On Saturday 13 August civic and sporting dignitaries joined more than a hundred local residents at Wimbledon Park to celebrate a hero of the English landscape. As part of a nationwide festival of events marking 300 years since the birth of famous designer, Lancelot “Capability” Brown, the Friends of Wimbledon Park organised a guided walk around the historic green space. During the 18th century, this was land belonging to Earl Spencer, then lord of the manor of Wimbledon. In 1764 he commissioned Brown to landscape his estate. The earlier formal gardens were replaced by a beautifully naturalistic design, encompassing striking vistas, woodland, pasture, farmland and a large lake, created by damming a local brook. Today just 15% of Brown’s original park survives, on land owned by the All England Lawn Tennis Club, The Wimbledon Club and the London Borough of Merton. This includes the public park which is not only much-loved and well used by the local community but a haven for wildlife.

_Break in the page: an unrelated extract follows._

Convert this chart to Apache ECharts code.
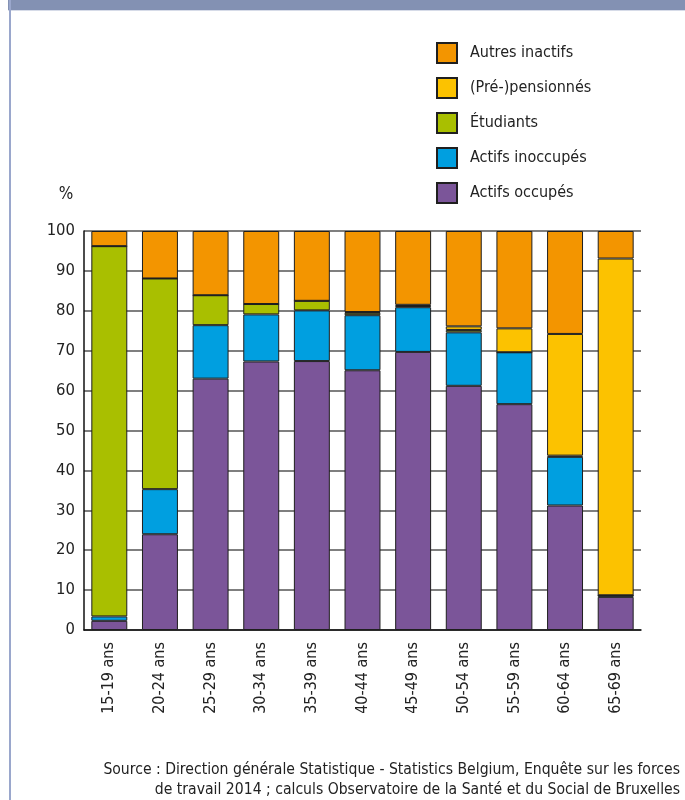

Wimbledon Park has been listed by Historic England due to its national significance and as part of Saturday’s event, a series of commemorative plaques were installed at key points around the perimeter. The first is situated at the Wimbledon Park Road entrance to the park and was unveiled by the Mayor of Wandsworth, Councillor Richard Field. A joint unveiling was then held at the Revelstoke Road entrance by Ian Tattum, Chair of the Southfields Grid Residents’ Association and Iain Simpson, Chair of the Wimbledon Park Residents’ Association. The Mayor of Merton, Councillor Brenda Fraser, who accompanied local residents for the entirety of the walk, was delighted to unveil a third plaque at the park’s Home Park Road entrance. The final plaques were unveiled at the entrance to the Wimbledon Park Golf Club by its director, Vince O’Brien and the Church Road entrance to The Wimbledon Club by the Chairman, David Johnson.

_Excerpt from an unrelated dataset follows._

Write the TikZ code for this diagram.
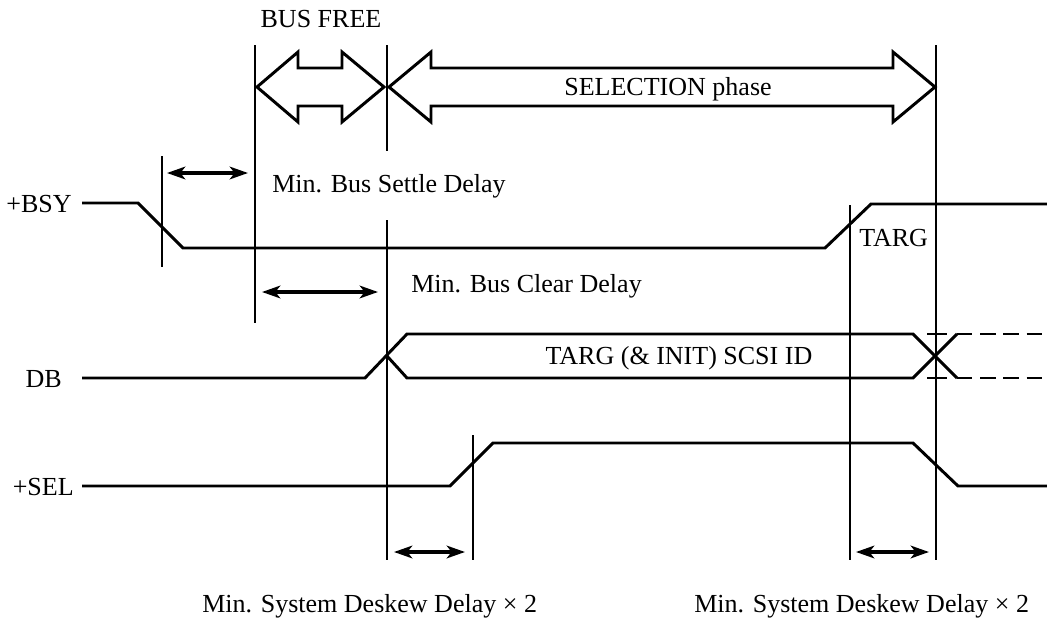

At various points along the route, participants in the walk were treated to short talks from the Friends of Wimbledon Park. Ecology Adviser, Dave Dawson, gave a fascinating insight into the development of the park, Brown’s historic landscape and examples of the flora and fauna which can be found in this area. In the beautiful setting of Wimbledon Park Golf Club, Tony Borkowski, spoke about the history and objectives of the Wimbledon Park Angling Club, of which he is a long-standing member. Martin Sumpton, one of the founder Friends of Wimbledon Park also gave a passionate speech about the need to protect and restore the park, not only to create a healthy environment for wildlife but also to improve the amenity for the future benefit of local residents.

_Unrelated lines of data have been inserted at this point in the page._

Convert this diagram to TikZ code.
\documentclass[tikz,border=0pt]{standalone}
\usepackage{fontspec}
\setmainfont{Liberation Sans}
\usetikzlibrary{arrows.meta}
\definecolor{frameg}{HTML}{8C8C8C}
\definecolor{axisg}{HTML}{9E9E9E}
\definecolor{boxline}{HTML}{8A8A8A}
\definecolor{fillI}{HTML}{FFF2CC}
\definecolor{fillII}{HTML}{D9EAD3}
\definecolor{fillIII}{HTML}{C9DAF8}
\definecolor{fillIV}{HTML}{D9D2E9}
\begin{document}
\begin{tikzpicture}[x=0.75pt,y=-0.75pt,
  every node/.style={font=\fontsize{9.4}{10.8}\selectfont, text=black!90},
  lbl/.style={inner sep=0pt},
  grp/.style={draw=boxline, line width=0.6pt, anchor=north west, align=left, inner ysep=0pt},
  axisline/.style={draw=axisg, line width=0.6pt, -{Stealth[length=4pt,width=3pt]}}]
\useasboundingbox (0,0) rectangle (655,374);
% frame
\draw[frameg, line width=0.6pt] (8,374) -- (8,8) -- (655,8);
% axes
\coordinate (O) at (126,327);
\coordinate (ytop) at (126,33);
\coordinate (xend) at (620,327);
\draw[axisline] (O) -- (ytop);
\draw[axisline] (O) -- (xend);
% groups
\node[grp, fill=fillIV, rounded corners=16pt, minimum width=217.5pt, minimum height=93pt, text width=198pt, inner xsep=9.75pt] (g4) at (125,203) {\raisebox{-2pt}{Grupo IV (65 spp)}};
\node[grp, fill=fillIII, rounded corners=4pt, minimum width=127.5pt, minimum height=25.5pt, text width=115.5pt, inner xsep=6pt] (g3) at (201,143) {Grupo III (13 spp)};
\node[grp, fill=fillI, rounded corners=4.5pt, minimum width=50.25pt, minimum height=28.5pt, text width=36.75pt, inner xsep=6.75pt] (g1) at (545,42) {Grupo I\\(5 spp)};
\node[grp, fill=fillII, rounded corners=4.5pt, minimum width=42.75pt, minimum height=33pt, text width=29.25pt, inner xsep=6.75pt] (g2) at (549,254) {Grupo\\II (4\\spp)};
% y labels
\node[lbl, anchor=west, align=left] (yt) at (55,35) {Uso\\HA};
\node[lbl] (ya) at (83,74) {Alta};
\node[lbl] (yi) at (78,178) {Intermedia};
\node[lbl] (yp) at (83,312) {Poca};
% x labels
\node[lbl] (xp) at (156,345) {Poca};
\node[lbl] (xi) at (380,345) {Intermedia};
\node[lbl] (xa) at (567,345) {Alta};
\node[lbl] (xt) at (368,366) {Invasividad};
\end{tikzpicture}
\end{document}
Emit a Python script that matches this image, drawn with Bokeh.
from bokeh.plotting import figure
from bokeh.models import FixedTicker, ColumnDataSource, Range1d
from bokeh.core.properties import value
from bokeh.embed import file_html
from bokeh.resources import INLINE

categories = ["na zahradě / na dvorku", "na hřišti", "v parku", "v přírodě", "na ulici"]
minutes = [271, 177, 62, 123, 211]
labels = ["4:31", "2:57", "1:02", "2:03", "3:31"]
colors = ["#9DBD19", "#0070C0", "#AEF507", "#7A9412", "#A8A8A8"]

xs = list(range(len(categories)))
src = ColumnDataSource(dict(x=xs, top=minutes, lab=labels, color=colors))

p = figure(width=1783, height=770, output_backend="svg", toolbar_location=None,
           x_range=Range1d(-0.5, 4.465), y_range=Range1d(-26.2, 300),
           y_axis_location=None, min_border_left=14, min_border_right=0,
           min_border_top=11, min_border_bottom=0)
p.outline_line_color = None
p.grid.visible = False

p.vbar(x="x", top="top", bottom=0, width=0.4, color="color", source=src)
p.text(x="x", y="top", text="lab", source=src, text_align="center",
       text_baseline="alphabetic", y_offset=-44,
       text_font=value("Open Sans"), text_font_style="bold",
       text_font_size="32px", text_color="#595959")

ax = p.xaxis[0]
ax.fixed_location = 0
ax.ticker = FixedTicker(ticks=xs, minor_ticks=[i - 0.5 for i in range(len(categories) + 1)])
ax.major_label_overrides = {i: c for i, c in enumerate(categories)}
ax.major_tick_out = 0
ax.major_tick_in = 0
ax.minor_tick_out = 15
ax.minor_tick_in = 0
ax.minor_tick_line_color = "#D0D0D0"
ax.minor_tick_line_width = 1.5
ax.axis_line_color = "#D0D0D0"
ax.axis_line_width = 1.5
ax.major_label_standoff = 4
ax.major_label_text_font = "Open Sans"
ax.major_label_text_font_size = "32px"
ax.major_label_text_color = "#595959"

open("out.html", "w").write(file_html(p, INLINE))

The culmination of the event was a fascinating talk by former Wimbledon resident, Steffie Shields, who is not only an acclaimed author, lecturer and garden photographer but also an expert on the life and work of Capability Brown. The programme ended with a short speech from Sally Bolton, Head of Corporate Affairs at the All England Lawn Tennis Club, who described its pride in being associated with Brown’s historic landscape and thanked the Friends of Wimbledon Park for organising the event.